↓↓↓

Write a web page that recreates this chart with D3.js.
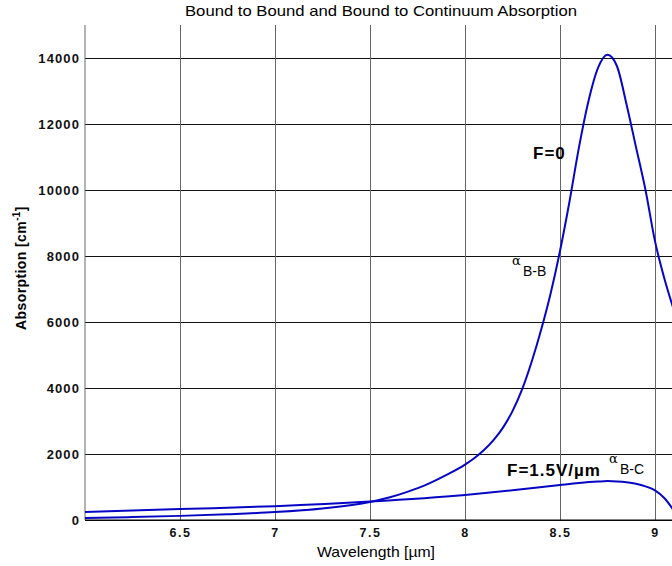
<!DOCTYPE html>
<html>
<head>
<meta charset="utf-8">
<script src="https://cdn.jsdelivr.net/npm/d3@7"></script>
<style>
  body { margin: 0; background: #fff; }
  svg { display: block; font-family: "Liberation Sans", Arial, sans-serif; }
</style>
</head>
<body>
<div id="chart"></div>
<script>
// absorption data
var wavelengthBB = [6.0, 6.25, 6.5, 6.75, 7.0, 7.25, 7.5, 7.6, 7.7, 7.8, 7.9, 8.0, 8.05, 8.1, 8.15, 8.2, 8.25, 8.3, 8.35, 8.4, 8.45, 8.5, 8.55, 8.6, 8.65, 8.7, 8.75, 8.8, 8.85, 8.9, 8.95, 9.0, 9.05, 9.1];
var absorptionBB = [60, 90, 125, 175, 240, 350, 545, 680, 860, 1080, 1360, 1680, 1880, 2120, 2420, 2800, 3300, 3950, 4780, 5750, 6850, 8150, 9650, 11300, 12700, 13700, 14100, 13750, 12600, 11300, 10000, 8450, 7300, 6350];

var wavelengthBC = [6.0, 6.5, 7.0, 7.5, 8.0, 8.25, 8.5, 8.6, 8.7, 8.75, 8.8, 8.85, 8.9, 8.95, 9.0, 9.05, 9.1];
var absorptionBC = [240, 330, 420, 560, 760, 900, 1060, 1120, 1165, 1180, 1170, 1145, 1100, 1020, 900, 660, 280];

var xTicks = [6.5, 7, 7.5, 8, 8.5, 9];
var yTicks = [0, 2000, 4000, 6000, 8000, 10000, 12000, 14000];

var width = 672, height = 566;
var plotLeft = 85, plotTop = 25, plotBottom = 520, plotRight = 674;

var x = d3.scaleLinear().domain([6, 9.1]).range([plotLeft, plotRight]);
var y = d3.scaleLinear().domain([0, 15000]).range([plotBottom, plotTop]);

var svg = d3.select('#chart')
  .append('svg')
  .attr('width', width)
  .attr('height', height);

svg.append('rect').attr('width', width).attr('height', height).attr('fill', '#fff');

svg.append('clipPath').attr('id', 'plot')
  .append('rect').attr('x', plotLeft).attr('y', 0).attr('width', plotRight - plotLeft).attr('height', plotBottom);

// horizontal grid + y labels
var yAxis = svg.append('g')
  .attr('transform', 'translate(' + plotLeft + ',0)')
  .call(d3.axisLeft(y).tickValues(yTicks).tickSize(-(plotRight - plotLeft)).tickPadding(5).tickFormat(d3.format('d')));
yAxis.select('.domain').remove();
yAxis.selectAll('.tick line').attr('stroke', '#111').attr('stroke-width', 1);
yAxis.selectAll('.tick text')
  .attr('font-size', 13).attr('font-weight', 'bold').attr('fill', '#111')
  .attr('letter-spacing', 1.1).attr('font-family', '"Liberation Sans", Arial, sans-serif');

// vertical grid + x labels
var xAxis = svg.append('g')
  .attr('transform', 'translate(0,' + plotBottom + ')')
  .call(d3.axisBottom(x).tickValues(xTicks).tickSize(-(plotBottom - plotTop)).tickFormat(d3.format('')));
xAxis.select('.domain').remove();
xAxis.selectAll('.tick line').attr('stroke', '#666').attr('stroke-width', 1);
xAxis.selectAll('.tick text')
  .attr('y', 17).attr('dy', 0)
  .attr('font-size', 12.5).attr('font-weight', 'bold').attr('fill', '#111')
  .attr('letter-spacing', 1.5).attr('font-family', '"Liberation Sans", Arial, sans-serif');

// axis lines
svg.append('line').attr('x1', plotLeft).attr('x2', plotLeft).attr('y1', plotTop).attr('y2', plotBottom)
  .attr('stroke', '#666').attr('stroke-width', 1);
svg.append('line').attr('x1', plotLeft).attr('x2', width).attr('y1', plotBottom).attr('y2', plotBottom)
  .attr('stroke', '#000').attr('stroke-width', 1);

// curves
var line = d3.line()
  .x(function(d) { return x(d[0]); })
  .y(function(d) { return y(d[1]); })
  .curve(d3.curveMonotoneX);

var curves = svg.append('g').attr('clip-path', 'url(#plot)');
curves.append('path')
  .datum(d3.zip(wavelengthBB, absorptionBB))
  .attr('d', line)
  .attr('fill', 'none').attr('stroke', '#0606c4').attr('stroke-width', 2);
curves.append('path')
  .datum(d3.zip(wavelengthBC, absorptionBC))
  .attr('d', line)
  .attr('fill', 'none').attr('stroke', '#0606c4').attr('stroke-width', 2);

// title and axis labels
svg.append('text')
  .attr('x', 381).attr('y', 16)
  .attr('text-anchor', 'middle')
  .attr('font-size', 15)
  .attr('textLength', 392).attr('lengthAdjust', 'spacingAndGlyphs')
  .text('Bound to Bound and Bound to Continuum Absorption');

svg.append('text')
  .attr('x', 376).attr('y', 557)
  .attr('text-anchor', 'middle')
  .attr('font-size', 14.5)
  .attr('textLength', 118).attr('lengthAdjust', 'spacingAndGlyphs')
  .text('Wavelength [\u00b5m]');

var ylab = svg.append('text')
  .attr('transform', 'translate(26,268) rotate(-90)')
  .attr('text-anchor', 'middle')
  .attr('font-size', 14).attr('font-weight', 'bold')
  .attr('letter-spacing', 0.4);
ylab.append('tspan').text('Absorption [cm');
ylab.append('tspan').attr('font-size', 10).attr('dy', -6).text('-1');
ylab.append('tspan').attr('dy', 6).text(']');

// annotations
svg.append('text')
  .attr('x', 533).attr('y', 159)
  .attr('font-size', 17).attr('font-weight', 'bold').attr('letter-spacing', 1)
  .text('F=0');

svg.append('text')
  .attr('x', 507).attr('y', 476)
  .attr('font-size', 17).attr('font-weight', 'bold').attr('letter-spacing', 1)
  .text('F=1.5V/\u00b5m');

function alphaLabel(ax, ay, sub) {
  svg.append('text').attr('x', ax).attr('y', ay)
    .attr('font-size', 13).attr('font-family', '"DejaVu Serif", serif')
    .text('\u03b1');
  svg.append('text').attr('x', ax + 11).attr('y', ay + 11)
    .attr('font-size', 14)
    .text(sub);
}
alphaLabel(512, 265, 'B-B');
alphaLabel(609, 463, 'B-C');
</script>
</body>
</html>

↑↑↑

- THE TASK -
Transcribe the material exactly, and leave out whatever pictures it holds.

- COMPLETE ANSWER -
Write a web page that recreates this chart with D3.js.
<!DOCTYPE html>
<html>
<head>
<meta charset="utf-8">
<script src="https://cdn.jsdelivr.net/npm/d3@7"></script>
<style>
  body { margin: 0; background: #fff; }
  svg { display: block; font-family: "Liberation Sans", Arial, sans-serif; }
</style>
</head>
<body>
<div id="chart"></div>
<script>
// absorption data
var wavelengthBB = [6.0, 6.25, 6.5, 6.75, 7.0, 7.25, 7.5, 7.6, 7.7, 7.8, 7.9, 8.0, 8.05, 8.1, 8.15, 8.2, 8.25, 8.3, 8.35, 8.4, 8.45, 8.5, 8.55, 8.6, 8.65, 8.7, 8.75, 8.8, 8.85, 8.9, 8.95, 9.0, 9.05, 9.1];
var absorptionBB = [60, 90, 125, 175, 240, 350, 545, 680, 860, 1080, 1360, 1680, 1880, 2120, 2420, 2800, 3300, 3950, 4780, 5750, 6850, 8150, 9650, 11300, 12700, 13700, 14100, 13750, 12600, 11300, 10000, 8450, 7300, 6350];

var wavelengthBC = [6.0, 6.5, 7.0, 7.5, 8.0, 8.25, 8.5, 8.6, 8.7, 8.75, 8.8, 8.85, 8.9, 8.95, 9.0, 9.05, 9.1];
var absorptionBC = [240, 330, 420, 560, 760, 900, 1060, 1120, 1165, 1180, 1170, 1145, 1100, 1020, 900, 660, 280];

var xTicks = [6.5, 7, 7.5, 8, 8.5, 9];
var yTicks = [0, 2000, 4000, 6000, 8000, 10000, 12000, 14000];

var width = 672, height = 566;
var plotLeft = 85, plotTop = 25, plotBottom = 520, plotRight = 674;

var x = d3.scaleLinear().domain([6, 9.1]).range([plotLeft, plotRight]);
var y = d3.scaleLinear().domain([0, 15000]).range([plotBottom, plotTop]);

var svg = d3.select('#chart')
  .append('svg')
  .attr('width', width)
  .attr('height', height);

svg.append('rect').attr('width', width).attr('height', height).attr('fill', '#fff');

svg.append('clipPath').attr('id', 'plot')
  .append('rect').attr('x', plotLeft).attr('y', 0).attr('width', plotRight - plotLeft).attr('height', plotBottom);

// horizontal grid + y labels
var yAxis = svg.append('g')
  .attr('transform', 'translate(' + plotLeft + ',0)')
  .call(d3.axisLeft(y).tickValues(yTicks).tickSize(-(plotRight - plotLeft)).tickPadding(5).tickFormat(d3.format('d')));
yAxis.select('.domain').remove();
yAxis.selectAll('.tick line').attr('stroke', '#111').attr('stroke-width', 1);
yAxis.selectAll('.tick text')
  .attr('font-size', 13).attr('font-weight', 'bold').attr('fill', '#111')
  .attr('letter-spacing', 1.1).attr('font-family', '"Liberation Sans", Arial, sans-serif');

// vertical grid + x labels
var xAxis = svg.append('g')
  .attr('transform', 'translate(0,' + plotBottom + ')')
  .call(d3.axisBottom(x).tickValues(xTicks).tickSize(-(plotBottom - plotTop)).tickFormat(d3.format('')));
xAxis.select('.domain').remove();
xAxis.selectAll('.tick line').attr('stroke', '#666').attr('stroke-width', 1);
xAxis.selectAll('.tick text')
  .attr('y', 17).attr('dy', 0)
  .attr('font-size', 12.5).attr('font-weight', 'bold').attr('fill', '#111')
  .attr('letter-spacing', 1.5).attr('font-family', '"Liberation Sans", Arial, sans-serif');

// axis lines
svg.append('line').attr('x1', plotLeft).attr('x2', plotLeft).attr('y1', plotTop).attr('y2', plotBottom)
  .attr('stroke', '#666').attr('stroke-width', 1);
svg.append('line').attr('x1', plotLeft).attr('x2', width).attr('y1', plotBottom).attr('y2', plotBottom)
  .attr('stroke', '#000').attr('stroke-width', 1);

// curves
var line = d3.line()
  .x(function(d) { return x(d[0]); })
  .y(function(d) { return y(d[1]); })
  .curve(d3.curveMonotoneX);

var curves = svg.append('g').attr('clip-path', 'url(#plot)');
curves.append('path')
  .datum(d3.zip(wavelengthBB, absorptionBB))
  .attr('d', line)
  .attr('fill', 'none').attr('stroke', '#0606c4').attr('stroke-width', 2);
curves.append('path')
  .datum(d3.zip(wavelengthBC, absorptionBC))
  .attr('d', line)
  .attr('fill', 'none').attr('stroke', '#0606c4').attr('stroke-width', 2);

// title and axis labels
svg.append('text')
  .attr('x', 381).attr('y', 16)
  .attr('text-anchor', 'middle')
  .attr('font-size', 15)
  .attr('textLength', 392).attr('lengthAdjust', 'spacingAndGlyphs')
  .text('Bound to Bound and Bound to Continuum Absorption');

svg.append('text')
  .attr('x', 376).attr('y', 557)
  .attr('text-anchor', 'middle')
  .attr('font-size', 14.5)
  .attr('textLength', 118).attr('lengthAdjust', 'spacingAndGlyphs')
  .text('Wavelength [\u00b5m]');

var ylab = svg.append('text')
  .attr('transform', 'translate(26,268) rotate(-90)')
  .attr('text-anchor', 'middle')
  .attr('font-size', 14).attr('font-weight', 'bold')
  .attr('letter-spacing', 0.4);
ylab.append('tspan').text('Absorption [cm');
ylab.append('tspan').attr('font-size', 10).attr('dy', -6).text('-1');
ylab.append('tspan').attr('dy', 6).text(']');

// annotations
svg.append('text')
  .attr('x', 533).attr('y', 159)
  .attr('font-size', 17).attr('font-weight', 'bold').attr('letter-spacing', 1)
  .text('F=0');

svg.append('text')
  .attr('x', 507).attr('y', 476)
  .attr('font-size', 17).attr('font-weight', 'bold').attr('letter-spacing', 1)
  .text('F=1.5V/\u00b5m');

function alphaLabel(ax, ay, sub) {
  svg.append('text').attr('x', ax).attr('y', ay)
    .attr('font-size', 13).attr('font-family', '"DejaVu Serif", serif')
    .text('\u03b1');
  svg.append('text').attr('x', ax + 11).attr('y', ay + 11)
    .attr('font-size', 14)
    .text(sub);
}
alphaLabel(512, 265, 'B-B');
alphaLabel(609, 463, 'B-C');
</script>
</body>
</html>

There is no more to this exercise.